_To be done:_
Copy nothing but the part that opens with the line containing "Reproduce this chart with matplotlib." and closes with the line containing "plt.rcParams['axes.unicode_minus'] = False". Do not include pictures.

## START

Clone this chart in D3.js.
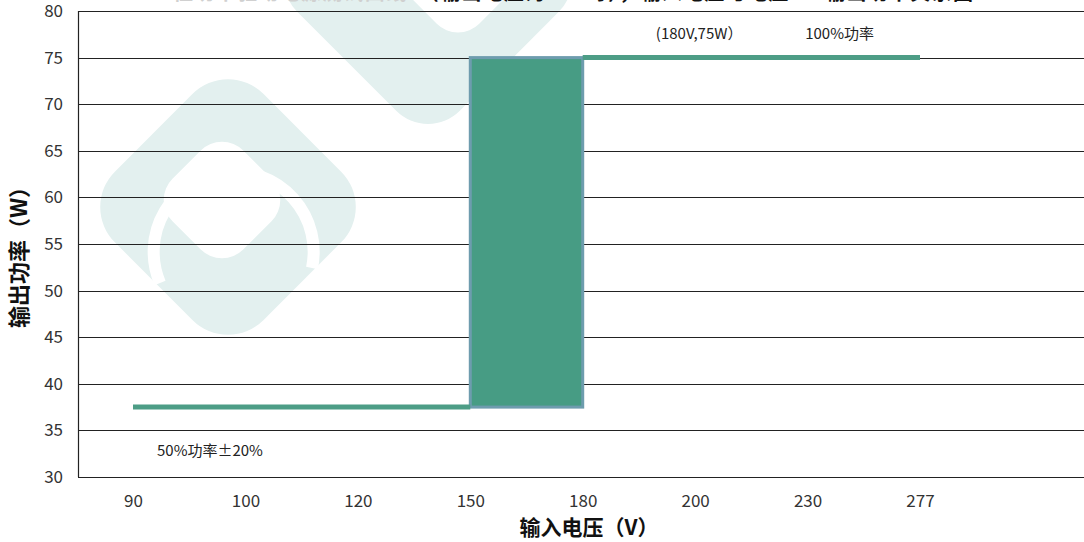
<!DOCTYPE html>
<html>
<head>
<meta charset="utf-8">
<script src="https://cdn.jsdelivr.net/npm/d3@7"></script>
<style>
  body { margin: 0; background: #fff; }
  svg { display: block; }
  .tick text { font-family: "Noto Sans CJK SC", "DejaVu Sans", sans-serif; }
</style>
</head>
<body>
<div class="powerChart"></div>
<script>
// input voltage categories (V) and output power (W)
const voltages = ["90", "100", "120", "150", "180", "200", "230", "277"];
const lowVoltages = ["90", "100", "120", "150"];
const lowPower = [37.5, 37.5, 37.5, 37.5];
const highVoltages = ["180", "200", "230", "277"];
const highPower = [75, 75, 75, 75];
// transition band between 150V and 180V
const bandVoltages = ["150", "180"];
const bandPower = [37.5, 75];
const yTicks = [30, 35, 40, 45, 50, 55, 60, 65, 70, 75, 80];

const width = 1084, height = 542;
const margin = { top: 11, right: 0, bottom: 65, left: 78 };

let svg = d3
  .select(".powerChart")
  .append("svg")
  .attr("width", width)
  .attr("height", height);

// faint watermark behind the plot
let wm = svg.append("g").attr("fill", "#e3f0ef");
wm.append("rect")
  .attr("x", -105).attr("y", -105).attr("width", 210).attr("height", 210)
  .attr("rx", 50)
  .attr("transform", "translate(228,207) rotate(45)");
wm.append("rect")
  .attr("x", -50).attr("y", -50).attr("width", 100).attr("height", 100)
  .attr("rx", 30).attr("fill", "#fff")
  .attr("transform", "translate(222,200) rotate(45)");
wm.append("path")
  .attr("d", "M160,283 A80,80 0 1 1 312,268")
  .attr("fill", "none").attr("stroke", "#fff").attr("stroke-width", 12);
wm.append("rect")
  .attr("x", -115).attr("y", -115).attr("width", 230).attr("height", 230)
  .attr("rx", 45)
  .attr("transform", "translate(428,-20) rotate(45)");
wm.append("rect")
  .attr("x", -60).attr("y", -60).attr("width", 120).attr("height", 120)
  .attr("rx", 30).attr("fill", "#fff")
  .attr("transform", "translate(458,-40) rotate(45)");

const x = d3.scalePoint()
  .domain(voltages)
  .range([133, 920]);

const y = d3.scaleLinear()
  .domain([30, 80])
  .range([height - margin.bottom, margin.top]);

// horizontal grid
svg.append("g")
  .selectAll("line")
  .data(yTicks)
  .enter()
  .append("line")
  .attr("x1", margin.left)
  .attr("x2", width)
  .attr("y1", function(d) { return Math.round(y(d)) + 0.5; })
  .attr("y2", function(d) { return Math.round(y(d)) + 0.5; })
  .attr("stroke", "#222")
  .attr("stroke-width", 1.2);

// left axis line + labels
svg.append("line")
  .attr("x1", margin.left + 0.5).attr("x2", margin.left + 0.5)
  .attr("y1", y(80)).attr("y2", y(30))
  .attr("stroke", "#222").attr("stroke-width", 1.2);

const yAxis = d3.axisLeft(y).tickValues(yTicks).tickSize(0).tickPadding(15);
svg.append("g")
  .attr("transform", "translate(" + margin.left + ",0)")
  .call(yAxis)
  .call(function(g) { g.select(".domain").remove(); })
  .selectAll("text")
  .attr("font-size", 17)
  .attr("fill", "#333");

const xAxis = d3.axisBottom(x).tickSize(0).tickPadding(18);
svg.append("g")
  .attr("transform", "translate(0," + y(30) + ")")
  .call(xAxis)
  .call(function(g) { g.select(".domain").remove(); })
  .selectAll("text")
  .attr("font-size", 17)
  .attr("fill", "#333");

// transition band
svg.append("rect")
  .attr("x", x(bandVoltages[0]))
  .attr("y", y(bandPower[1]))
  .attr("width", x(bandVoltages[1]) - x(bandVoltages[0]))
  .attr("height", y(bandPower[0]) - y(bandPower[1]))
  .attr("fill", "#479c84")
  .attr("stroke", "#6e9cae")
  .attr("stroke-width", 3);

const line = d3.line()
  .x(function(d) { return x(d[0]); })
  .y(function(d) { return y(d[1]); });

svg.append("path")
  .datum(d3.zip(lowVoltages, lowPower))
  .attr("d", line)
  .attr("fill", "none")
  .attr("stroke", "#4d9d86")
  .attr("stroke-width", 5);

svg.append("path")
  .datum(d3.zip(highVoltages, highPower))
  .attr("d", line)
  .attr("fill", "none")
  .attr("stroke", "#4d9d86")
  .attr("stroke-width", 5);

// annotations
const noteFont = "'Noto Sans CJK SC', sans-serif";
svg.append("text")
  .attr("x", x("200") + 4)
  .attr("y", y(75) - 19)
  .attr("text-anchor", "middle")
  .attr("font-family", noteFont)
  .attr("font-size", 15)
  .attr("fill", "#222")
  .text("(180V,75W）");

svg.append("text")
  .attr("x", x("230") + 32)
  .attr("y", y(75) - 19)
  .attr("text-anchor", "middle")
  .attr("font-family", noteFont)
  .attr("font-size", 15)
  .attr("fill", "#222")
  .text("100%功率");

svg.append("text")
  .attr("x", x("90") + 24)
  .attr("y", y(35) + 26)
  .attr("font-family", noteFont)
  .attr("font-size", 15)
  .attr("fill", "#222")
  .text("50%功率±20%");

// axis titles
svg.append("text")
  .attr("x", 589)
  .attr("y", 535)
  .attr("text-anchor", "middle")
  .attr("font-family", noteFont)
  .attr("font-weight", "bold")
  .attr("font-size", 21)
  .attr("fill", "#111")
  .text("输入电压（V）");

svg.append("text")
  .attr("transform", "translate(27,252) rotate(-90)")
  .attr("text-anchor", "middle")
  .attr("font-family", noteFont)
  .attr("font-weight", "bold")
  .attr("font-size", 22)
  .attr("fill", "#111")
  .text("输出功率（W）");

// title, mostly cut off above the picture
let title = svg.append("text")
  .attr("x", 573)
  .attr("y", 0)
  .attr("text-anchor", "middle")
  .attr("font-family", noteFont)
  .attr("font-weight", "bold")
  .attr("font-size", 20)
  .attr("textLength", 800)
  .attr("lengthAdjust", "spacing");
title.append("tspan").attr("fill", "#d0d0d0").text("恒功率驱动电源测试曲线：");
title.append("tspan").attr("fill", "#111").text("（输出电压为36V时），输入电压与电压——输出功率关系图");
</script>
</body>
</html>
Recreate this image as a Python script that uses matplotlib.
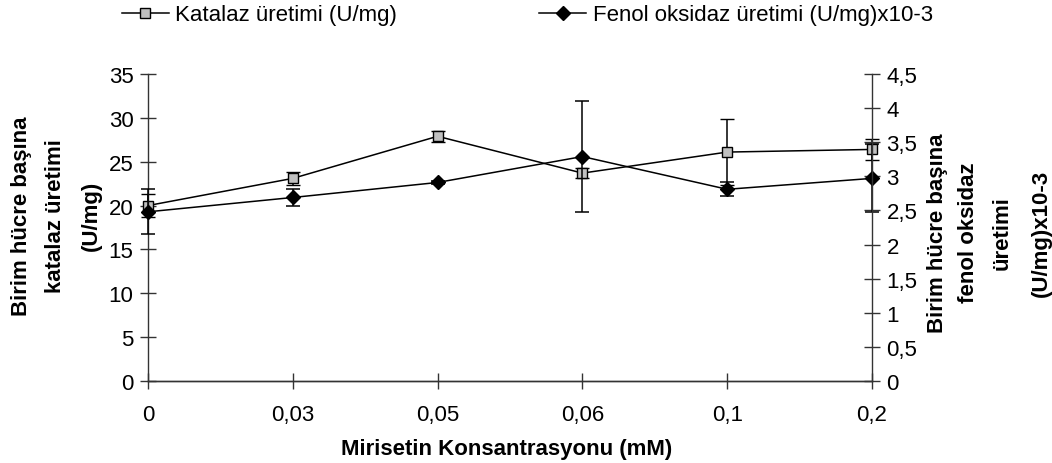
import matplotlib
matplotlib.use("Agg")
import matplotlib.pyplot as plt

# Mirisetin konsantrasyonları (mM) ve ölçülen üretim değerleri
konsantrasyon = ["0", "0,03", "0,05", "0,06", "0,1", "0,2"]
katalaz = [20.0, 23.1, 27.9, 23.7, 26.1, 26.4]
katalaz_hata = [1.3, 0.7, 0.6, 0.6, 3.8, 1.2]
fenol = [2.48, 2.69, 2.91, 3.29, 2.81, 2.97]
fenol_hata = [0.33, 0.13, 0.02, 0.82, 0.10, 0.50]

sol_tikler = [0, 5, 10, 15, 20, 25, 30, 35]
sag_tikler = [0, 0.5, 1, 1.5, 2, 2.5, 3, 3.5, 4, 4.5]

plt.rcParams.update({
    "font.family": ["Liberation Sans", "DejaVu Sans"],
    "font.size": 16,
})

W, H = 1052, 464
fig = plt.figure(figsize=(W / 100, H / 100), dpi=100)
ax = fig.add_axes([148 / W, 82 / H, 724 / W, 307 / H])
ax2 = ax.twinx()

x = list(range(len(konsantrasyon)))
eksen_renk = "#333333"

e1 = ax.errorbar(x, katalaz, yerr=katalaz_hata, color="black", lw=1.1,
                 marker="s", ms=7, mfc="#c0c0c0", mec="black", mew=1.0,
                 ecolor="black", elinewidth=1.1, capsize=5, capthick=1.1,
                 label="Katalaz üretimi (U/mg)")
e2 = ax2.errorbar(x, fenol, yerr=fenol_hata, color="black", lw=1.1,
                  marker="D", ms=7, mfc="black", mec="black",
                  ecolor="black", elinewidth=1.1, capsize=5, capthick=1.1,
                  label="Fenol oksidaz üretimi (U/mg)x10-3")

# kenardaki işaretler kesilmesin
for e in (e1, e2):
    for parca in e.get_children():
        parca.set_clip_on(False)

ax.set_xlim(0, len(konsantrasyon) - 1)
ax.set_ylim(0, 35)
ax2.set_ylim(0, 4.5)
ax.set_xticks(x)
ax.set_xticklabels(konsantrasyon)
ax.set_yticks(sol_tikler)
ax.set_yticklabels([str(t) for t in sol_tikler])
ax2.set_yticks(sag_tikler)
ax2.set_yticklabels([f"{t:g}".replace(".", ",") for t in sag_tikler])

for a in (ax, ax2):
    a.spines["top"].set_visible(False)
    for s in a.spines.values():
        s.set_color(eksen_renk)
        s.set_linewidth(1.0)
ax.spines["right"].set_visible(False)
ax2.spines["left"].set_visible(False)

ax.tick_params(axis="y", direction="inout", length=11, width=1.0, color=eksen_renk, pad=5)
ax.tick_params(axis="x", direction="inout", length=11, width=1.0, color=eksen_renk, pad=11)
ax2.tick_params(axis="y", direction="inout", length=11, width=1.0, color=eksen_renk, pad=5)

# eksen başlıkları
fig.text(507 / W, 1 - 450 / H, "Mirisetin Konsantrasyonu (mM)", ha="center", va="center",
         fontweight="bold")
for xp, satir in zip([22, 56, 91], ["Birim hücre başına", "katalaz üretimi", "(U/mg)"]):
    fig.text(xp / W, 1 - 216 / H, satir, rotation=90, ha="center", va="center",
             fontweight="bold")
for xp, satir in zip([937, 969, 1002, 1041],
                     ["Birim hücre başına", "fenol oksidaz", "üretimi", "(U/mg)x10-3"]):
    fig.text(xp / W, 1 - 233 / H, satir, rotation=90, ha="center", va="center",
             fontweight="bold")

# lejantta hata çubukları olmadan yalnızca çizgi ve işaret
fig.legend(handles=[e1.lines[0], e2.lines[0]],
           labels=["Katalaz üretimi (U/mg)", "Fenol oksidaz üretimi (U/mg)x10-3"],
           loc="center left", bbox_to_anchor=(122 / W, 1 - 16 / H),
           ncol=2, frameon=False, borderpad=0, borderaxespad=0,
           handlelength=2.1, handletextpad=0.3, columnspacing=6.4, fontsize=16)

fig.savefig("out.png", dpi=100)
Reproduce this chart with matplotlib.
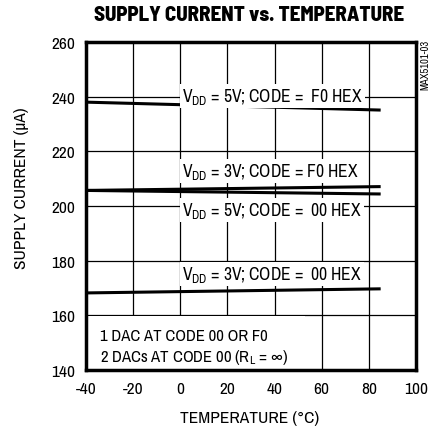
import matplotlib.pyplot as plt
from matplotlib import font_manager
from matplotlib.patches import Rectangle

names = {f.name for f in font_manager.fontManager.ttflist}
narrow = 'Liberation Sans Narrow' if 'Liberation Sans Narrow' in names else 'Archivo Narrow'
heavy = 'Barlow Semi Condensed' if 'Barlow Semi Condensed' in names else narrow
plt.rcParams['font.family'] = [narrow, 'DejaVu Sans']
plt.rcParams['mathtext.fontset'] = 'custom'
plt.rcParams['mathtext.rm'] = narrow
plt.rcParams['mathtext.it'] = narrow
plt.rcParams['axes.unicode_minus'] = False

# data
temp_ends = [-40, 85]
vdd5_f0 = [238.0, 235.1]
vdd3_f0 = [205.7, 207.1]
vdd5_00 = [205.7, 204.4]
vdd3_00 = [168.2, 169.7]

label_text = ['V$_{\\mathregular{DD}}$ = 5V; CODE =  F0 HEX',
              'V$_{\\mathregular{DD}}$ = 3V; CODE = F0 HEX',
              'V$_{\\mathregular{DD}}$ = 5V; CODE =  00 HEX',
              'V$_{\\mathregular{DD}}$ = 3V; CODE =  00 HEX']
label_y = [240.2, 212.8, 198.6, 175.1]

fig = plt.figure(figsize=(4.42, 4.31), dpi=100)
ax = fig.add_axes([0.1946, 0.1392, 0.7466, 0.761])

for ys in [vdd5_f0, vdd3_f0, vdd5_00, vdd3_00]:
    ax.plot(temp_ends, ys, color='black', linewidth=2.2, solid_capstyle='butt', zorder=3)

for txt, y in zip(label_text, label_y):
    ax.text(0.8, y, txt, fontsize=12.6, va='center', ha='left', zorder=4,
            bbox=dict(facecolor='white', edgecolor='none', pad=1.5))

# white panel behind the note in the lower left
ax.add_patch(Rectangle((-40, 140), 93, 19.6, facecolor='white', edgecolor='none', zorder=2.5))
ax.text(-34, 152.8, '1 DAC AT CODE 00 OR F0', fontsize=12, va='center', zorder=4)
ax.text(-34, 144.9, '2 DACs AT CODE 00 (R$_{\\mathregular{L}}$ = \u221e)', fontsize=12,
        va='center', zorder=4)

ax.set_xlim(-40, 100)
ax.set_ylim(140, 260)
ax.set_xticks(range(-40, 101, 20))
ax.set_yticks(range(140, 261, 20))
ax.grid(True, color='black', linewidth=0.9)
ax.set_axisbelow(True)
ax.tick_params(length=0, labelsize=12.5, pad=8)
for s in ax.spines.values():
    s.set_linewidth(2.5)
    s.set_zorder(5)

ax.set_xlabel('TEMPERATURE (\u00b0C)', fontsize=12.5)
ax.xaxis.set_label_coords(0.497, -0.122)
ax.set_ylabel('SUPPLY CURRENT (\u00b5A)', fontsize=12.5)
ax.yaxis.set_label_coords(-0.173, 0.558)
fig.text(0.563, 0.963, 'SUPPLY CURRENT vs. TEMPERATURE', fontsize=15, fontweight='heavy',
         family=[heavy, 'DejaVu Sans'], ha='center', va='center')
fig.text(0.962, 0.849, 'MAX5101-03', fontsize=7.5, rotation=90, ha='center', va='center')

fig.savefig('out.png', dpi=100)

## END

_Solution:_
Reproduce this chart with matplotlib.
import matplotlib.pyplot as plt
from matplotlib import font_manager
from matplotlib.patches import Rectangle

names = {f.name for f in font_manager.fontManager.ttflist}
narrow = 'Liberation Sans Narrow' if 'Liberation Sans Narrow' in names else 'Archivo Narrow'
heavy = 'Barlow Semi Condensed' if 'Barlow Semi Condensed' in names else narrow
plt.rcParams['font.family'] = [narrow, 'DejaVu Sans']
plt.rcParams['mathtext.fontset'] = 'custom'
plt.rcParams['mathtext.rm'] = narrow
plt.rcParams['mathtext.it'] = narrow
plt.rcParams['axes.unicode_minus'] = False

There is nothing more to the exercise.